» **What this task involves**
Type again, exactly, the lines below from the start through the line that includes "label_left = 40".

───── Provided material ─────

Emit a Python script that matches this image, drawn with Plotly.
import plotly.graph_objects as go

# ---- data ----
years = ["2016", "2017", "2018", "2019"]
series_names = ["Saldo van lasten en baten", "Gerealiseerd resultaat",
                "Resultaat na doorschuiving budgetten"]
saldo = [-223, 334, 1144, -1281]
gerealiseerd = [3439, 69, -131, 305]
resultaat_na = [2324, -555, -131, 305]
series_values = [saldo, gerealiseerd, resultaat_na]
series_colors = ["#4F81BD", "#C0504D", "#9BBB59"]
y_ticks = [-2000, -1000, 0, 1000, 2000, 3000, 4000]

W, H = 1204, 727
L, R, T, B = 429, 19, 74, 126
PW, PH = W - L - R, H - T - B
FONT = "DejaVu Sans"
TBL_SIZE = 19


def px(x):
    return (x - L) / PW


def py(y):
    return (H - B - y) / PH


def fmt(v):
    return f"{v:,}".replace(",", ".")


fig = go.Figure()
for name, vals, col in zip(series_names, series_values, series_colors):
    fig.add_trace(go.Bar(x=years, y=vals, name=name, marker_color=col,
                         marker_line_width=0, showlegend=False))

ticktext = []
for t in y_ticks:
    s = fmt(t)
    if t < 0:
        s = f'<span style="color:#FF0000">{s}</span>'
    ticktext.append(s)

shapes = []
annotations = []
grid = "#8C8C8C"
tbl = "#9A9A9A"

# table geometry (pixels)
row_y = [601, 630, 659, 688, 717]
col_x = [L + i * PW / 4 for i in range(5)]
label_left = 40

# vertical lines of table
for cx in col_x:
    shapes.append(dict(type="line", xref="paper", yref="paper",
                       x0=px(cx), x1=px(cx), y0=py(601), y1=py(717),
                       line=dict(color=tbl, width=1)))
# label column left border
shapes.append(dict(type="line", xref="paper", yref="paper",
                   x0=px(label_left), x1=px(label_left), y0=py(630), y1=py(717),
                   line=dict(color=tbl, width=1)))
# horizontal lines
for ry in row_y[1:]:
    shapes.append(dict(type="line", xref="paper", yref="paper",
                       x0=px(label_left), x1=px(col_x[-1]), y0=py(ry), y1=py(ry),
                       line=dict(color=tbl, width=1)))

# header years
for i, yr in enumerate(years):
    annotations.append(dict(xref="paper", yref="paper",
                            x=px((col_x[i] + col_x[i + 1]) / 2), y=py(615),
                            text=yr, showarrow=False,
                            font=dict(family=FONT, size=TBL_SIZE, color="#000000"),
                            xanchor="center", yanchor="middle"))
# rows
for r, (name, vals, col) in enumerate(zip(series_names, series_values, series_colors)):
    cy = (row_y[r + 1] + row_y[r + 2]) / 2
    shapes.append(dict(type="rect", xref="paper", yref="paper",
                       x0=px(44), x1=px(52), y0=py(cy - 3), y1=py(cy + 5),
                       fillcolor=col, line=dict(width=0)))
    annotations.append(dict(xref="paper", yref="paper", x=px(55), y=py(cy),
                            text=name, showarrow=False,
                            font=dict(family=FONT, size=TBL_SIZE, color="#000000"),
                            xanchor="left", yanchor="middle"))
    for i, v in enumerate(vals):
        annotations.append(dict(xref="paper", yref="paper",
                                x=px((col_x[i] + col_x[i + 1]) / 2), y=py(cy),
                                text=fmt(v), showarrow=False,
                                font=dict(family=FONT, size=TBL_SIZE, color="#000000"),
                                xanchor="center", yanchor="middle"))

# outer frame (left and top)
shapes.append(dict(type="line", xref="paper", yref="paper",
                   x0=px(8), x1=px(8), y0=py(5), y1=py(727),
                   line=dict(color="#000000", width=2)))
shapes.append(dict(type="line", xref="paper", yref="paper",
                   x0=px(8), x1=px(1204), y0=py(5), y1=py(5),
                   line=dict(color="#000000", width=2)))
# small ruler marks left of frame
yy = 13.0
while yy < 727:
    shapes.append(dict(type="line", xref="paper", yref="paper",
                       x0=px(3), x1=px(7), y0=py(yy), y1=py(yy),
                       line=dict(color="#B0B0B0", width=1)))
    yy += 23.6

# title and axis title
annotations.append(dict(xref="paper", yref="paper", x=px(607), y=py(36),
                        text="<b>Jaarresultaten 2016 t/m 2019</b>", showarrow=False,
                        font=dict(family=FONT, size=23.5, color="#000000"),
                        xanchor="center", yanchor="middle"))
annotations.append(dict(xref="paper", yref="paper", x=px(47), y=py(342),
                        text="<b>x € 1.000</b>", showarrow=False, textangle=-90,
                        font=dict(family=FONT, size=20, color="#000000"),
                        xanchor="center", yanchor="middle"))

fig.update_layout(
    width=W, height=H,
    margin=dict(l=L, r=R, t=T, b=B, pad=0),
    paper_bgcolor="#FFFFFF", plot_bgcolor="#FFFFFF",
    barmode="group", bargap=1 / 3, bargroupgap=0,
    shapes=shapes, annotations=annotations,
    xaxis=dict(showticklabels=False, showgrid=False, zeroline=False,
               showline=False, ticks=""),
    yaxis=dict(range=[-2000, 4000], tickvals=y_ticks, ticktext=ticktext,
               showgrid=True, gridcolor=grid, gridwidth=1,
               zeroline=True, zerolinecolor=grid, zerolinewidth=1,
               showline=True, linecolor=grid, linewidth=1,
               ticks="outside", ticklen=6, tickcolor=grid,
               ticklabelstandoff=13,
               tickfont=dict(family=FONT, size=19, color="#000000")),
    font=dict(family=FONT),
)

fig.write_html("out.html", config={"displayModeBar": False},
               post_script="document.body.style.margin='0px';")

─────

» **Full answer**
Emit a Python script that matches this image, drawn with Plotly.
import plotly.graph_objects as go

# ---- data ----
years = ["2016", "2017", "2018", "2019"]
series_names = ["Saldo van lasten en baten", "Gerealiseerd resultaat",
                "Resultaat na doorschuiving budgetten"]
saldo = [-223, 334, 1144, -1281]
gerealiseerd = [3439, 69, -131, 305]
resultaat_na = [2324, -555, -131, 305]
series_values = [saldo, gerealiseerd, resultaat_na]
series_colors = ["#4F81BD", "#C0504D", "#9BBB59"]
y_ticks = [-2000, -1000, 0, 1000, 2000, 3000, 4000]

W, H = 1204, 727
L, R, T, B = 429, 19, 74, 126
PW, PH = W - L - R, H - T - B
FONT = "DejaVu Sans"
TBL_SIZE = 19


def px(x):
    return (x - L) / PW


def py(y):
    return (H - B - y) / PH


def fmt(v):
    return f"{v:,}".replace(",", ".")


fig = go.Figure()
for name, vals, col in zip(series_names, series_values, series_colors):
    fig.add_trace(go.Bar(x=years, y=vals, name=name, marker_color=col,
                         marker_line_width=0, showlegend=False))

ticktext = []
for t in y_ticks:
    s = fmt(t)
    if t < 0:
        s = f'<span style="color:#FF0000">{s}</span>'
    ticktext.append(s)

shapes = []
annotations = []
grid = "#8C8C8C"
tbl = "#9A9A9A"

# table geometry (pixels)
row_y = [601, 630, 659, 688, 717]
col_x = [L + i * PW / 4 for i in range(5)]
label_left = 40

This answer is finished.